## YOUR INSTRUCTIONS
Give back every line exactly as it appears, pictures excluded.

## DATASET SECTION
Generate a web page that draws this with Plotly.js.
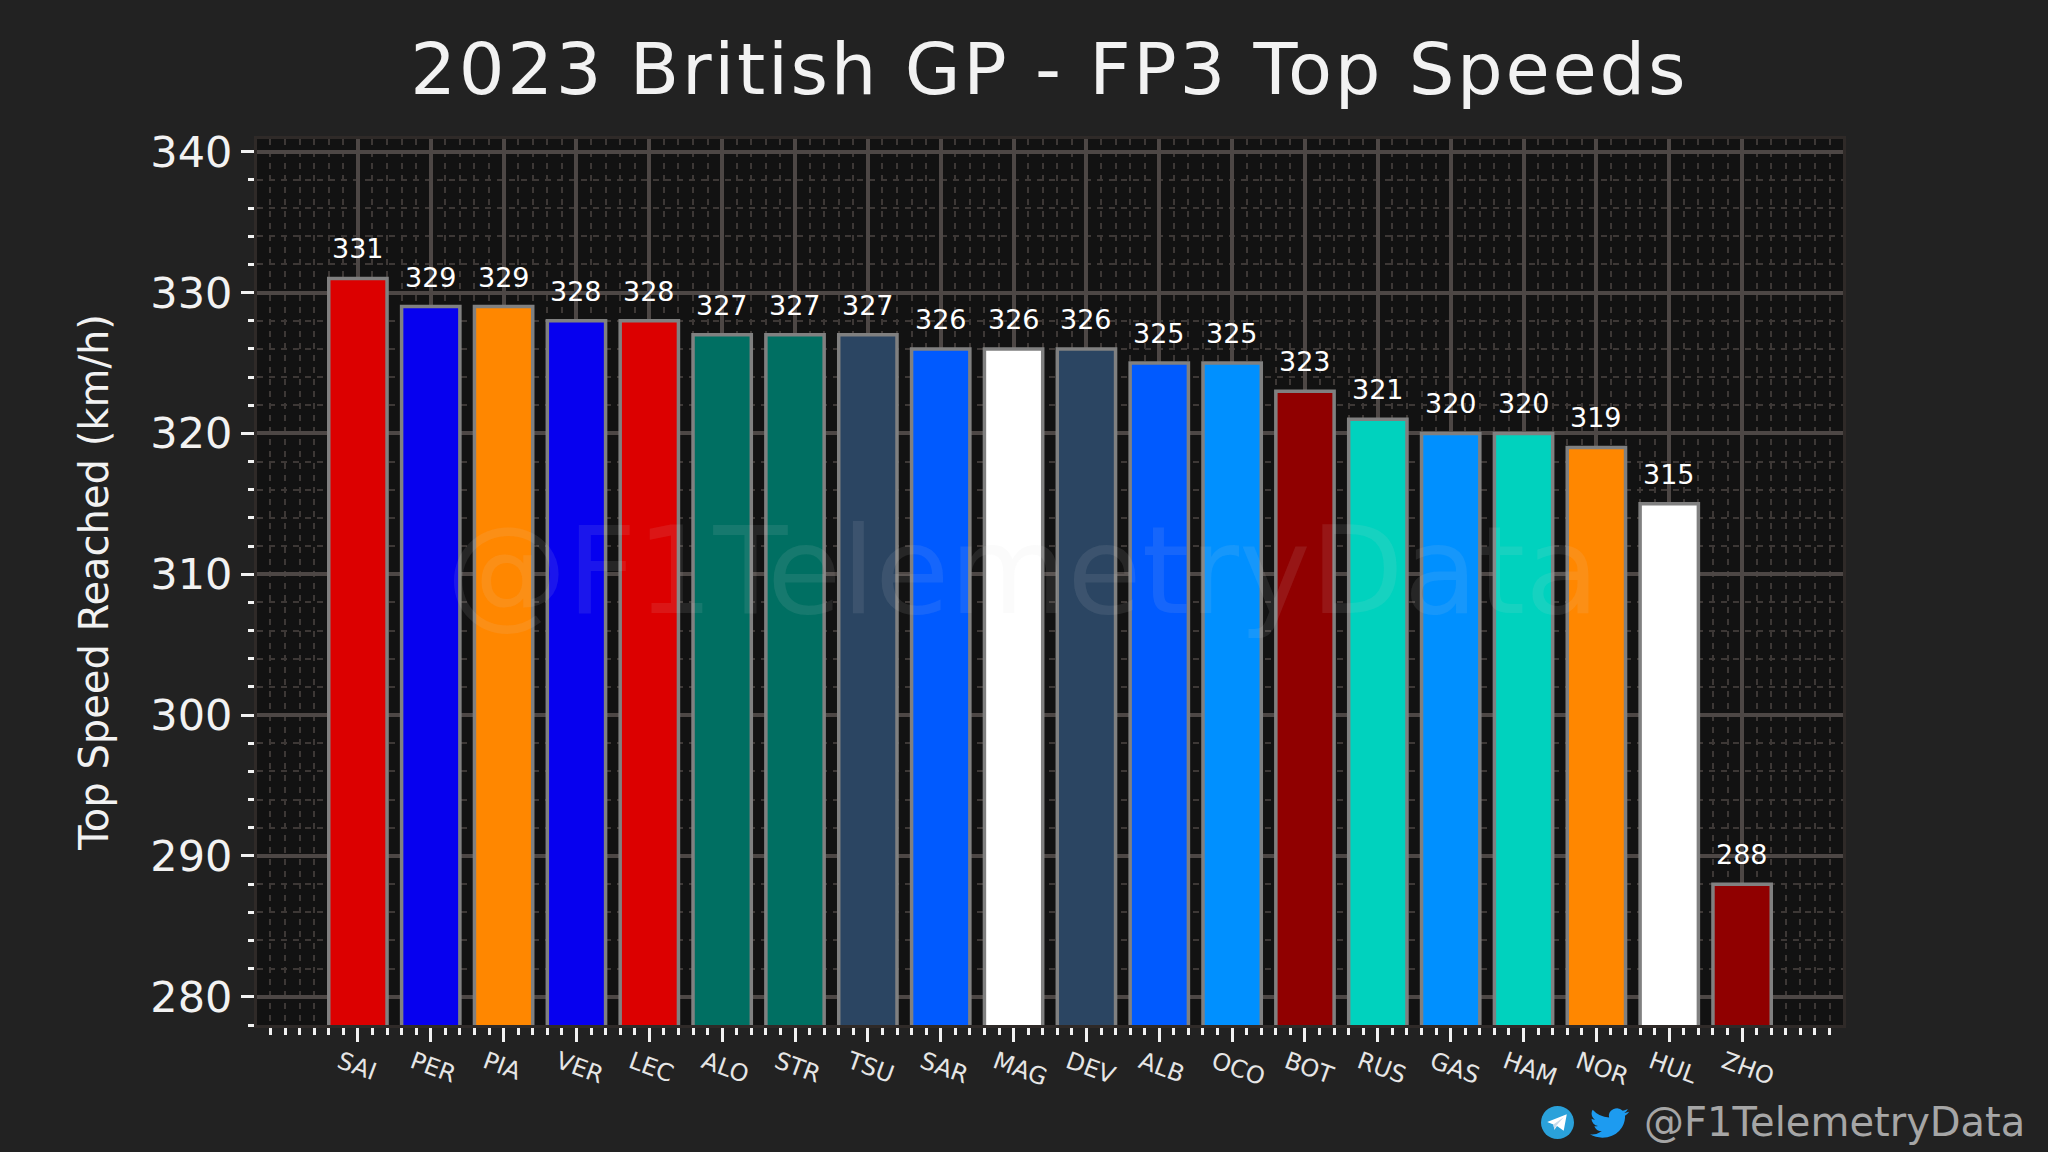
<!DOCTYPE html>
<html>
<head>
<meta charset="utf-8">
<script src="https://cdn.plot.ly/plotly-3.0.1.min.js"></script>
<style>
  html, body { margin: 0; padding: 0; background: #222222; }
  /* the original title font is much wider than anything installed */
  .gtitle { letter-spacing: 2.7px; }
</style>
</head>
<body>
<div id="chart" style="width:2048px;height:1152px;"></div>
<script>
// top speeds
const drivers = ["SAI", "PER", "PIA", "VER", "LEC", "ALO", "STR", "TSU", "SAR", "MAG", "DEV", "ALB", "OCO", "BOT", "RUS", "GAS", "HAM", "NOR", "HUL", "ZHO"];
const speeds = [331, 329, 329, 328, 328, 327, 327, 327, 326, 326, 326, 325, 325, 323, 321, 320, 320, 319, 315, 288];
const teamColors = ["#dc0000", "#0600ef", "#ff8700", "#0600ef", "#dc0000", "#006f62", "#006f62", "#2b4562", "#005aff", "#ffffff",
                    "#2b4562", "#005aff", "#0090ff", "#900000", "#00d2be", "#0090ff", "#00d2be", "#ff8700", "#ffffff", "#900000"];
const positions = drivers.map((d, i) => i);
const yTicks = [280, 290, 300, 310, 320, 330, 340];

const fontName = "DejaVu Sans";

// small logos bottom right
const telegramIcon = "data:image/svg+xml;utf8," + encodeURIComponent(
  '<svg xmlns="http://www.w3.org/2000/svg" viewBox="0 0 32 32">' +
  '<circle cx="16" cy="16" r="16" fill="#2aa1da"/>' +
  '<path d="M6 15.5 L25 8 L22 24 L15.5 19.5 L13 23 L12 18 Z" fill="#ffffff"/>' +
  '<path d="M12 18 L22 11 L15 19 L13 23 Z" fill="#c8daea"/></svg>');
const twitterIcon = "data:image/svg+xml;utf8," + encodeURIComponent(
  '<svg xmlns="http://www.w3.org/2000/svg" viewBox="0 0 24 24"><path fill="#1d9bf0" d="M23.95 4.57a10 10 0 0 1-2.83.78 4.96 4.96 0 0 0 2.17-2.72 9.9 9.9 0 0 1-3.13 1.19 4.92 4.92 0 0 0-8.38 4.48A13.98 13.98 0 0 1 1.64 3.16a4.82 4.82 0 0 0-.67 2.48 4.92 4.92 0 0 0 2.19 4.1 4.9 4.9 0 0 1-2.23-.62v.06a4.92 4.92 0 0 0 3.95 4.83 5 5 0 0 1-2.21.08 4.94 4.94 0 0 0 4.6 3.42A9.87 9.87 0 0 1 0 19.54a14 14 0 0 0 7.56 2.21c9.05 0 14-7.5 14-13.98 0-.21 0-.42-.02-.63a9.94 9.94 0 0 0 2.46-2.55z"/></svg>');

let data = [{
    type: "bar",
    x: positions,
    y: speeds,
    width: 0.8,
    marker: { color: teamColors, line: { color: "#808080", width: 3.5 } },
    hoverinfo: "x+y"
}];

// values above the bars
let annotations = positions.map((p, i) => ({
    x: p,
    y: speeds[i],
    xref: "x",
    yref: "y",
    text: String(speeds[i]),
    showarrow: false,
    yanchor: "bottom",
    yshift: 12,
    font: { family: fontName, size: 27, color: "#ffffff" }
}));

// watermark over the bars
annotations.push({
    xref: "paper", yref: "paper", x: 0.5, y: 0.5,
    xanchor: "center", yanchor: "middle",
    xshift: -28, yshift: 11,
    text: "@F1TelemetryData",
    showarrow: false,
    font: { family: fontName, size: 121, color: "rgba(216,216,216,0.1)" }
});
annotations.push({
    xref: "paper", yref: "paper", x: 1, y: 0,
    xanchor: "right", yanchor: "middle",
    xshift: 184, yshift: -97,
    text: "@F1TelemetryData",
    showarrow: false,
    font: { family: fontName, size: 40, color: "#a6a6a6" }
});

let layout = {
    width: 2048,
    height: 1152,
    paper_bgcolor: "#222222",
    plot_bgcolor: "#121212",
    margin: { l: 257, r: 205, t: 139, b: 127 },
    showlegend: false,
    bargap: 0.2,
    title: {
        text: "2023 British GP - FP3 Top Speeds",
        font: { family: fontName, size: 72, color: "#f2f2f2" },
        x: 0.5123,
        xanchor: "center",
        y: 0.94,
        yanchor: "middle"
    },
    xaxis: {
        range: [-1.385, 20.385],
        tickmode: "array",
        tickvals: positions,
        ticktext: drivers,
        tickangle: 20,
        ticks: "outside",
        ticklen: 14,
        tickwidth: 3,
        tickcolor: "#f2f2f2",
        tickfont: { family: fontName, size: 24, color: "#e6e6e6" },
        ticklabelstandoff: -3,
        ticklabelshift: -18,
        showline: true,
        mirror: true,
        linecolor: "#2f2a28",
        linewidth: 3,
        showgrid: true,
        gridcolor: "#4d4745",
        gridwidth: 3.5,
        zeroline: false,
        minor: {
            tick0: 0, dtick: 0.2,
            ticks: "outside", ticklen: 7, tickwidth: 3, tickcolor: "#f2f2f2",
            showgrid: true, gridcolor: "#3d3836", gridwidth: 1.6, griddash: "6px,6px"
        }
    },
    yaxis: {
        range: [278, 340.9],
        tickmode: "array",
        tickvals: yTicks,
        ticks: "outside",
        ticklen: 13,
        tickwidth: 3,
        tickcolor: "#f2f2f2",
        tickfont: { family: fontName, size: 43, color: "#f2f2f2" },
        showline: true,
        mirror: true,
        linecolor: "#2f2a28",
        linewidth: 3,
        showgrid: true,
        gridcolor: "#4d4745",
        gridwidth: 3.5,
        zeroline: false,
        title: {
            text: "Top Speed Reached (km/h)",
            font: { family: fontName, size: 40, color: "#f2f2f2" },
            standoff: 30
        },
        minor: {
            tick0: 280, dtick: 2,
            ticks: "outside", ticklen: 6, tickwidth: 2.5, tickcolor: "#f2f2f2",
            showgrid: true, gridcolor: "#3d3836", gridwidth: 1.6, griddash: "6px,6px"
        }
    },
    annotations: annotations,
    images: []
};

// logos sit outside the plot, so place them in paper units from pixel spots
const plotW = 2048 - 257 - 205;
const plotH = 1152 - 139 - 127;
layout.images.push({
    source: telegramIcon, xref: "paper", yref: "paper", xanchor: "left", yanchor: "top", sizing: "stretch",
    x: (1541 - 257) / plotW, y: (1025 - 1106) / plotH, sizex: 33 / plotW, sizey: 33 / plotH
});
layout.images.push({
    source: twitterIcon, xref: "paper", yref: "paper", xanchor: "left", yanchor: "top", sizing: "stretch",
    x: (1590 - 257) / plotW, y: (1025 - 1105) / plotH, sizex: 39 / plotW, sizey: 36 / plotH
});

Plotly.newPlot("chart", data, layout, { displayModeBar: false, responsive: false });
</script>
</body>
</html>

## ANSWER TO THE PROBLEM
Generate a web page that draws this with Plotly.js.
<!DOCTYPE html>
<html>
<head>
<meta charset="utf-8">
<script src="https://cdn.plot.ly/plotly-3.0.1.min.js"></script>
<style>
  html, body { margin: 0; padding: 0; background: #222222; }
  /* the original title font is much wider than anything installed */
  .gtitle { letter-spacing: 2.7px; }
</style>
</head>
<body>
<div id="chart" style="width:2048px;height:1152px;"></div>
<script>
// top speeds
const drivers = ["SAI", "PER", "PIA", "VER", "LEC", "ALO", "STR", "TSU", "SAR", "MAG", "DEV", "ALB", "OCO", "BOT", "RUS", "GAS", "HAM", "NOR", "HUL", "ZHO"];
const speeds = [331, 329, 329, 328, 328, 327, 327, 327, 326, 326, 326, 325, 325, 323, 321, 320, 320, 319, 315, 288];
const teamColors = ["#dc0000", "#0600ef", "#ff8700", "#0600ef", "#dc0000", "#006f62", "#006f62", "#2b4562", "#005aff", "#ffffff",
                    "#2b4562", "#005aff", "#0090ff", "#900000", "#00d2be", "#0090ff", "#00d2be", "#ff8700", "#ffffff", "#900000"];
const positions = drivers.map((d, i) => i);
const yTicks = [280, 290, 300, 310, 320, 330, 340];

const fontName = "DejaVu Sans";

// small logos bottom right
const telegramIcon = "data:image/svg+xml;utf8," + encodeURIComponent(
  '<svg xmlns="http://www.w3.org/2000/svg" viewBox="0 0 32 32">' +
  '<circle cx="16" cy="16" r="16" fill="#2aa1da"/>' +
  '<path d="M6 15.5 L25 8 L22 24 L15.5 19.5 L13 23 L12 18 Z" fill="#ffffff"/>' +
  '<path d="M12 18 L22 11 L15 19 L13 23 Z" fill="#c8daea"/></svg>');
const twitterIcon = "data:image/svg+xml;utf8," + encodeURIComponent(
  '<svg xmlns="http://www.w3.org/2000/svg" viewBox="0 0 24 24"><path fill="#1d9bf0" d="M23.95 4.57a10 10 0 0 1-2.83.78 4.96 4.96 0 0 0 2.17-2.72 9.9 9.9 0 0 1-3.13 1.19 4.92 4.92 0 0 0-8.38 4.48A13.98 13.98 0 0 1 1.64 3.16a4.82 4.82 0 0 0-.67 2.48 4.92 4.92 0 0 0 2.19 4.1 4.9 4.9 0 0 1-2.23-.62v.06a4.92 4.92 0 0 0 3.95 4.83 5 5 0 0 1-2.21.08 4.94 4.94 0 0 0 4.6 3.42A9.87 9.87 0 0 1 0 19.54a14 14 0 0 0 7.56 2.21c9.05 0 14-7.5 14-13.98 0-.21 0-.42-.02-.63a9.94 9.94 0 0 0 2.46-2.55z"/></svg>');

let data = [{
    type: "bar",
    x: positions,
    y: speeds,
    width: 0.8,
    marker: { color: teamColors, line: { color: "#808080", width: 3.5 } },
    hoverinfo: "x+y"
}];

// values above the bars
let annotations = positions.map((p, i) => ({
    x: p,
    y: speeds[i],
    xref: "x",
    yref: "y",
    text: String(speeds[i]),
    showarrow: false,
    yanchor: "bottom",
    yshift: 12,
    font: { family: fontName, size: 27, color: "#ffffff" }
}));

// watermark over the bars
annotations.push({
    xref: "paper", yref: "paper", x: 0.5, y: 0.5,
    xanchor: "center", yanchor: "middle",
    xshift: -28, yshift: 11,
    text: "@F1TelemetryData",
    showarrow: false,
    font: { family: fontName, size: 121, color: "rgba(216,216,216,0.1)" }
});
annotations.push({
    xref: "paper", yref: "paper", x: 1, y: 0,
    xanchor: "right", yanchor: "middle",
    xshift: 184, yshift: -97,
    text: "@F1TelemetryData",
    showarrow: false,
    font: { family: fontName, size: 40, color: "#a6a6a6" }
});

let layout = {
    width: 2048,
    height: 1152,
    paper_bgcolor: "#222222",
    plot_bgcolor: "#121212",
    margin: { l: 257, r: 205, t: 139, b: 127 },
    showlegend: false,
    bargap: 0.2,
    title: {
        text: "2023 British GP - FP3 Top Speeds",
        font: { family: fontName, size: 72, color: "#f2f2f2" },
        x: 0.5123,
        xanchor: "center",
        y: 0.94,
        yanchor: "middle"
    },
    xaxis: {
        range: [-1.385, 20.385],
        tickmode: "array",
        tickvals: positions,
        ticktext: drivers,
        tickangle: 20,
        ticks: "outside",
        ticklen: 14,
        tickwidth: 3,
        tickcolor: "#f2f2f2",
        tickfont: { family: fontName, size: 24, color: "#e6e6e6" },
        ticklabelstandoff: -3,
        ticklabelshift: -18,
        showline: true,
        mirror: true,
        linecolor: "#2f2a28",
        linewidth: 3,
        showgrid: true,
        gridcolor: "#4d4745",
        gridwidth: 3.5,
        zeroline: false,
        minor: {
            tick0: 0, dtick: 0.2,
            ticks: "outside", ticklen: 7, tickwidth: 3, tickcolor: "#f2f2f2",
            showgrid: true, gridcolor: "#3d3836", gridwidth: 1.6, griddash: "6px,6px"
        }
    },
    yaxis: {
        range: [278, 340.9],
        tickmode: "array",
        tickvals: yTicks,
        ticks: "outside",
        ticklen: 13,
        tickwidth: 3,
        tickcolor: "#f2f2f2",
        tickfont: { family: fontName, size: 43, color: "#f2f2f2" },
        showline: true,
        mirror: true,
        linecolor: "#2f2a28",
        linewidth: 3,
        showgrid: true,
        gridcolor: "#4d4745",
        gridwidth: 3.5,
        zeroline: false,
        title: {
            text: "Top Speed Reached (km/h)",
            font: { family: fontName, size: 40, color: "#f2f2f2" },
            standoff: 30
        },
        minor: {
            tick0: 280, dtick: 2,
            ticks: "outside", ticklen: 6, tickwidth: 2.5, tickcolor: "#f2f2f2",
            showgrid: true, gridcolor: "#3d3836", gridwidth: 1.6, griddash: "6px,6px"
        }
    },
    annotations: annotations,
    images: []
};

// logos sit outside the plot, so place them in paper units from pixel spots
const plotW = 2048 - 257 - 205;
const plotH = 1152 - 139 - 127;
layout.images.push({
    source: telegramIcon, xref: "paper", yref: "paper", xanchor: "left", yanchor: "top", sizing: "stretch",
    x: (1541 - 257) / plotW, y: (1025 - 1106) / plotH, sizex: 33 / plotW, sizey: 33 / plotH
});
layout.images.push({
    source: twitterIcon, xref: "paper", yref: "paper", xanchor: "left", yanchor: "top", sizing: "stretch",
    x: (1590 - 257) / plotW, y: (1025 - 1105) / plotH, sizex: 39 / plotW, sizey: 36 / plotH
});

Plotly.newPlot("chart", data, layout, { displayModeBar: false, responsive: false });
</script>
</body>
</html>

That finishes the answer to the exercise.